INFORMATION SUPPLIED:
· · ·

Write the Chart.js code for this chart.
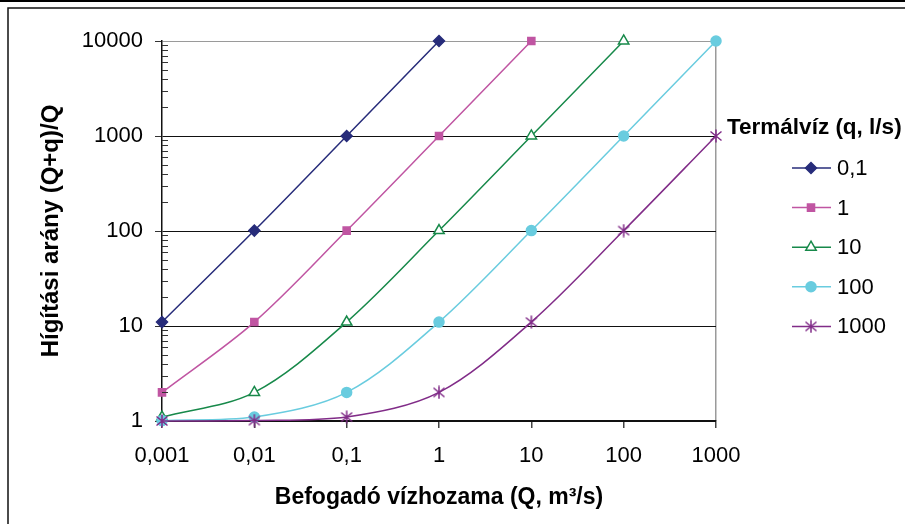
<!DOCTYPE html>
<html>
<head>
<meta charset="utf-8">
<script src="https://cdn.jsdelivr.net/npm/chart.js@4"></script>
<style>
  html, body { margin: 0; padding: 0; background: #fff; }
  canvas { display: block; }
</style>
</head>
<body>
<canvas id="dilutionChart" width="905" height="524"></canvas>
<script>
// Befogadó vízhozama (Q, m3/s) - x values and their tick labels
const flowValues = [0.001, 0.01, 0.1, 1, 10, 100, 1000];
const flowLabels = ['0,001', '0,01', '0,1', '1', '10', '100', '1000'];
const ratioTicks = [1, 10, 100, 1000, 10000];

// Hígítási arány per termálvíz hozam (q, l/s), aligned with flowValues
const seriesNames = ['0,1', '1', '10', '100', '1000'];
const ratio01 = [11, 101, 1001, 10001, null, null, null];
const ratio1 = [2, 11, 101, 1001, 10001, null, null];
const ratio10 = [1.1, 2, 11, 101, 1001, 10001, null];
const ratio100 = [1.01, 1.1, 2, 11, 101, 1001, 10001];
const ratio1000 = [1.001, 1.01, 1.1, 2, 11, 101, 1001];

const FONT = '"Liberation Sans", Arial, sans-serif';

// excel style asterisk marker (vertical bar + X)
function starMarker(color) {
    const c = document.createElement('canvas');
    c.width = 14; c.height = 14;
    const g = c.getContext('2d');
    g.strokeStyle = color;
    g.lineWidth = 1.5;
    g.beginPath();
    g.moveTo(7, 0.5); g.lineTo(7, 13.5);
    g.moveTo(1.5, 2.5); g.lineTo(12.5, 11.5);
    g.moveTo(12.5, 2.5); g.lineTo(1.5, 11.5);
    g.stroke();
    return c;
}

function toPoints(vals) {
    return flowValues.map((x, i) => ({ x: x, y: vals[i] })).filter(p => p.y !== null);
}

const seriesStyles = [
    { color: '#272C7A', marker: 'rectRot', radius: 5.5, fill: '#272C7A' },
    { color: '#C055A2', marker: 'rect', radius: 5, fill: '#C055A2' },
    { color: '#17894A', marker: 'triangle', radius: 6, fill: '#ffffff' },
    { color: '#69CCDF', marker: 'circle', radius: 5, fill: '#69CCDF' },
    { color: '#812C88', marker: starMarker('#812C88'), radius: 6, fill: '#812C88' }
];

const allSeries = [ratio01, ratio1, ratio10, ratio100, ratio1000];

const datasets = allSeries.map((vals, i) => {
    const st = seriesStyles[i];
    return {
        label: seriesNames[i],
        data: toPoints(vals),
        showLine: true,
        borderColor: st.color,
        borderWidth: 1.5,
        tension: 0.33,
        pointStyle: st.marker,
        pointRadius: st.radius,
        pointBackgroundColor: st.fill,
        pointBorderColor: st.color,
        pointBorderWidth: 1.5,
        clip: false,
        order: 4 - i
    };
});

// outer frame of the chart object
const framePlugin = {
    id: 'frame',
    beforeDraw(chart) {
        const ctx = chart.ctx;
        ctx.save();
        ctx.fillStyle = '#fff';
        ctx.fillRect(0, 0, chart.width, chart.height);
        ctx.fillStyle = '#000';
        ctx.fillRect(0, 0, chart.width, 2);
        ctx.strokeStyle = '#111';
        ctx.lineWidth = 1.5;
        ctx.beginPath();
        ctx.moveTo(8, chart.height);
        ctx.lineTo(8, 8);
        ctx.lineTo(chart.width, 8);
        ctx.stroke();
        ctx.restore();
    }
};

// minor ticks on the inside of the y axis
const minorTicksPlugin = {
    id: 'minorTicks',
    afterDatasetsDraw(chart) {
        const ctx = chart.ctx;
        const ys = chart.scales.y;
        const left = chart.chartArea.left;
        ctx.save();
        ctx.strokeStyle = '#333';
        ctx.lineWidth = 1;
        ctx.beginPath();
        for (let d = 1; d < 10000; d *= 10) {
            for (let m = 2; m <= 9; m++) {
                const y = Math.round(ys.getPixelForValue(d * m)) + 0.5;
                ctx.moveTo(left, y);
                ctx.lineTo(left + 6, y);
            }
        }
        ctx.stroke();
        ctx.restore();
    }
};

// legend on the right: line + marker + text
const legendPlugin = {
    id: 'sideLegend',
    afterDraw(chart) {
        const ctx = chart.ctx;
        ctx.save();
        ctx.fillStyle = '#000';
        ctx.textBaseline = 'middle';
        ctx.font = 'bold 22.5px ' + FONT;
        ctx.fillText('Termálvíz (q, l/s)', 727, 128);
        ctx.font = '22px ' + FONT;
        chart.data.datasets.forEach((ds, i) => {
            const y = 168 + i * 39.6;
            ctx.strokeStyle = ds.borderColor;
            ctx.lineWidth = ds.borderWidth;
            ctx.beginPath();
            ctx.moveTo(792, y);
            ctx.lineTo(831, y);
            ctx.stroke();
            ctx.fillStyle = ds.pointBackgroundColor;
            ctx.strokeStyle = ds.pointBorderColor;
            ctx.lineWidth = ds.pointBorderWidth;
            Chart.helpers.drawPoint(ctx, {
                pointStyle: ds.pointStyle,
                radius: ds.pointRadius,
                borderWidth: ds.pointBorderWidth,
                rotation: 0
            }, 811, y);
            ctx.fillStyle = '#000';
            ctx.fillText(ds.label, 837, y + 1);
        });
        ctx.restore();
    }
};

const ctx = document.getElementById('dilutionChart').getContext('2d');

new Chart(ctx, {
    type: 'scatter',
    data: { datasets: datasets },
    options: {
        responsive: false,
        animation: false,
        layout: { padding: { top: 41, right: 189, left: 0, bottom: 0 } },
        plugins: {
            legend: { display: false },
            tooltip: { enabled: false }
        },
        scales: {
            x: {
                type: 'logarithmic',
                min: 0.001,
                max: 1000,
                afterBuildTicks: s => { s.ticks = flowValues.map(v => ({ value: v })); },
                afterFit: s => { s.height = 103; },
                ticks: {
                    callback: v => flowLabels[flowValues.indexOf(v)],
                    autoSkip: false,
                    maxRotation: 0,
                    padding: 15,
                    color: '#000',
                    font: { family: FONT, size: 22 }
                },
                grid: {
                    color: c => (c.tick && c.tick.value === 1000) ? '#9a9a9a' : 'rgba(0,0,0,0)',
                    tickColor: '#444',
                    tickLength: 7,
                    lineWidth: 1.5
                },
                border: { color: '#111', width: 1.5 },
                title: {
                    display: true,
                    text: 'Befogadó vízhozama (Q, m³/s)',
                    color: '#000',
                    font: { family: FONT, size: 23, weight: 'bold' },
                    padding: { top: 0, bottom: 13 }
                }
            },
            y: {
                type: 'logarithmic',
                min: 1,
                max: 10000,
                afterBuildTicks: s => { s.ticks = ratioTicks.map(v => ({ value: v })); },
                afterFit: s => { s.width = 162; },
                ticks: {
                    callback: v => String(v),
                    padding: 12,
                    color: '#000',
                    font: { family: FONT, size: 22 }
                },
                grid: {
                    color: c => (c.tick && c.tick.value === 10000) ? '#9a9a9a' : '#111',
                    tickColor: '#333',
                    tickLength: 7,
                    lineWidth: 1
                },
                border: { color: '#111', width: 1.5 },
                title: {
                    display: true,
                    text: 'Hígítási arány (Q+q)/Q',
                    color: '#000',
                    font: { family: FONT, size: 24, weight: 'bold' },
                    padding: { top: 37, bottom: 0 }
                }
            }
        }
    },
    plugins: [framePlugin, minorTicksPlugin, legendPlugin]
});
</script>
</body>
</html>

· · ·

TASK BRIEF:
Omit every picture while copying the listing above exactly.

CORRECT RESULT:
Write the Chart.js code for this chart.
<!DOCTYPE html>
<html>
<head>
<meta charset="utf-8">
<script src="https://cdn.jsdelivr.net/npm/chart.js@4"></script>
<style>
  html, body { margin: 0; padding: 0; background: #fff; }
  canvas { display: block; }
</style>
</head>
<body>
<canvas id="dilutionChart" width="905" height="524"></canvas>
<script>
// Befogadó vízhozama (Q, m3/s) - x values and their tick labels
const flowValues = [0.001, 0.01, 0.1, 1, 10, 100, 1000];
const flowLabels = ['0,001', '0,01', '0,1', '1', '10', '100', '1000'];
const ratioTicks = [1, 10, 100, 1000, 10000];

// Hígítási arány per termálvíz hozam (q, l/s), aligned with flowValues
const seriesNames = ['0,1', '1', '10', '100', '1000'];
const ratio01 = [11, 101, 1001, 10001, null, null, null];
const ratio1 = [2, 11, 101, 1001, 10001, null, null];
const ratio10 = [1.1, 2, 11, 101, 1001, 10001, null];
const ratio100 = [1.01, 1.1, 2, 11, 101, 1001, 10001];
const ratio1000 = [1.001, 1.01, 1.1, 2, 11, 101, 1001];

const FONT = '"Liberation Sans", Arial, sans-serif';

// excel style asterisk marker (vertical bar + X)
function starMarker(color) {
    const c = document.createElement('canvas');
    c.width = 14; c.height = 14;
    const g = c.getContext('2d');
    g.strokeStyle = color;
    g.lineWidth = 1.5;
    g.beginPath();
    g.moveTo(7, 0.5); g.lineTo(7, 13.5);
    g.moveTo(1.5, 2.5); g.lineTo(12.5, 11.5);
    g.moveTo(12.5, 2.5); g.lineTo(1.5, 11.5);
    g.stroke();
    return c;
}

function toPoints(vals) {
    return flowValues.map((x, i) => ({ x: x, y: vals[i] })).filter(p => p.y !== null);
}

const seriesStyles = [
    { color: '#272C7A', marker: 'rectRot', radius: 5.5, fill: '#272C7A' },
    { color: '#C055A2', marker: 'rect', radius: 5, fill: '#C055A2' },
    { color: '#17894A', marker: 'triangle', radius: 6, fill: '#ffffff' },
    { color: '#69CCDF', marker: 'circle', radius: 5, fill: '#69CCDF' },
    { color: '#812C88', marker: starMarker('#812C88'), radius: 6, fill: '#812C88' }
];

const allSeries = [ratio01, ratio1, ratio10, ratio100, ratio1000];

const datasets = allSeries.map((vals, i) => {
    const st = seriesStyles[i];
    return {
        label: seriesNames[i],
        data: toPoints(vals),
        showLine: true,
        borderColor: st.color,
        borderWidth: 1.5,
        tension: 0.33,
        pointStyle: st.marker,
        pointRadius: st.radius,
        pointBackgroundColor: st.fill,
        pointBorderColor: st.color,
        pointBorderWidth: 1.5,
        clip: false,
        order: 4 - i
    };
});

// outer frame of the chart object
const framePlugin = {
    id: 'frame',
    beforeDraw(chart) {
        const ctx = chart.ctx;
        ctx.save();
        ctx.fillStyle = '#fff';
        ctx.fillRect(0, 0, chart.width, chart.height);
        ctx.fillStyle = '#000';
        ctx.fillRect(0, 0, chart.width, 2);
        ctx.strokeStyle = '#111';
        ctx.lineWidth = 1.5;
        ctx.beginPath();
        ctx.moveTo(8, chart.height);
        ctx.lineTo(8, 8);
        ctx.lineTo(chart.width, 8);
        ctx.stroke();
        ctx.restore();
    }
};

// minor ticks on the inside of the y axis
const minorTicksPlugin = {
    id: 'minorTicks',
    afterDatasetsDraw(chart) {
        const ctx = chart.ctx;
        const ys = chart.scales.y;
        const left = chart.chartArea.left;
        ctx.save();
        ctx.strokeStyle = '#333';
        ctx.lineWidth = 1;
        ctx.beginPath();
        for (let d = 1; d < 10000; d *= 10) {
            for (let m = 2; m <= 9; m++) {
                const y = Math.round(ys.getPixelForValue(d * m)) + 0.5;
                ctx.moveTo(left, y);
                ctx.lineTo(left + 6, y);
            }
        }
        ctx.stroke();
        ctx.restore();
    }
};

// legend on the right: line + marker + text
const legendPlugin = {
    id: 'sideLegend',
    afterDraw(chart) {
        const ctx = chart.ctx;
        ctx.save();
        ctx.fillStyle = '#000';
        ctx.textBaseline = 'middle';
        ctx.font = 'bold 22.5px ' + FONT;
        ctx.fillText('Termálvíz (q, l/s)', 727, 128);
        ctx.font = '22px ' + FONT;
        chart.data.datasets.forEach((ds, i) => {
            const y = 168 + i * 39.6;
            ctx.strokeStyle = ds.borderColor;
            ctx.lineWidth = ds.borderWidth;
            ctx.beginPath();
            ctx.moveTo(792, y);
            ctx.lineTo(831, y);
            ctx.stroke();
            ctx.fillStyle = ds.pointBackgroundColor;
            ctx.strokeStyle = ds.pointBorderColor;
            ctx.lineWidth = ds.pointBorderWidth;
            Chart.helpers.drawPoint(ctx, {
                pointStyle: ds.pointStyle,
                radius: ds.pointRadius,
                borderWidth: ds.pointBorderWidth,
                rotation: 0
            }, 811, y);
            ctx.fillStyle = '#000';
            ctx.fillText(ds.label, 837, y + 1);
        });
        ctx.restore();
    }
};

const ctx = document.getElementById('dilutionChart').getContext('2d');

new Chart(ctx, {
    type: 'scatter',
    data: { datasets: datasets },
    options: {
        responsive: false,
        animation: false,
        layout: { padding: { top: 41, right: 189, left: 0, bottom: 0 } },
        plugins: {
            legend: { display: false },
            tooltip: { enabled: false }
        },
        scales: {
            x: {
                type: 'logarithmic',
                min: 0.001,
                max: 1000,
                afterBuildTicks: s => { s.ticks = flowValues.map(v => ({ value: v })); },
                afterFit: s => { s.height = 103; },
                ticks: {
                    callback: v => flowLabels[flowValues.indexOf(v)],
                    autoSkip: false,
                    maxRotation: 0,
                    padding: 15,
                    color: '#000',
                    font: { family: FONT, size: 22 }
                },
                grid: {
                    color: c => (c.tick && c.tick.value === 1000) ? '#9a9a9a' : 'rgba(0,0,0,0)',
                    tickColor: '#444',
                    tickLength: 7,
                    lineWidth: 1.5
                },
                border: { color: '#111', width: 1.5 },
                title: {
                    display: true,
                    text: 'Befogadó vízhozama (Q, m³/s)',
                    color: '#000',
                    font: { family: FONT, size: 23, weight: 'bold' },
                    padding: { top: 0, bottom: 13 }
                }
            },
            y: {
                type: 'logarithmic',
                min: 1,
                max: 10000,
                afterBuildTicks: s => { s.ticks = ratioTicks.map(v => ({ value: v })); },
                afterFit: s => { s.width = 162; },
                ticks: {
                    callback: v => String(v),
                    padding: 12,
                    color: '#000',
                    font: { family: FONT, size: 22 }
                },
                grid: {
                    color: c => (c.tick && c.tick.value === 10000) ? '#9a9a9a' : '#111',
                    tickColor: '#333',
                    tickLength: 7,
                    lineWidth: 1
                },
                border: { color: '#111', width: 1.5 },
                title: {
                    display: true,
                    text: 'Hígítási arány (Q+q)/Q',
                    color: '#000',
                    font: { family: FONT, size: 24, weight: 'bold' },
                    padding: { top: 37, bottom: 0 }
                }
            }
        }
    },
    plugins: [framePlugin, minorTicksPlugin, legendPlugin]
});
</script>
</body>
</html>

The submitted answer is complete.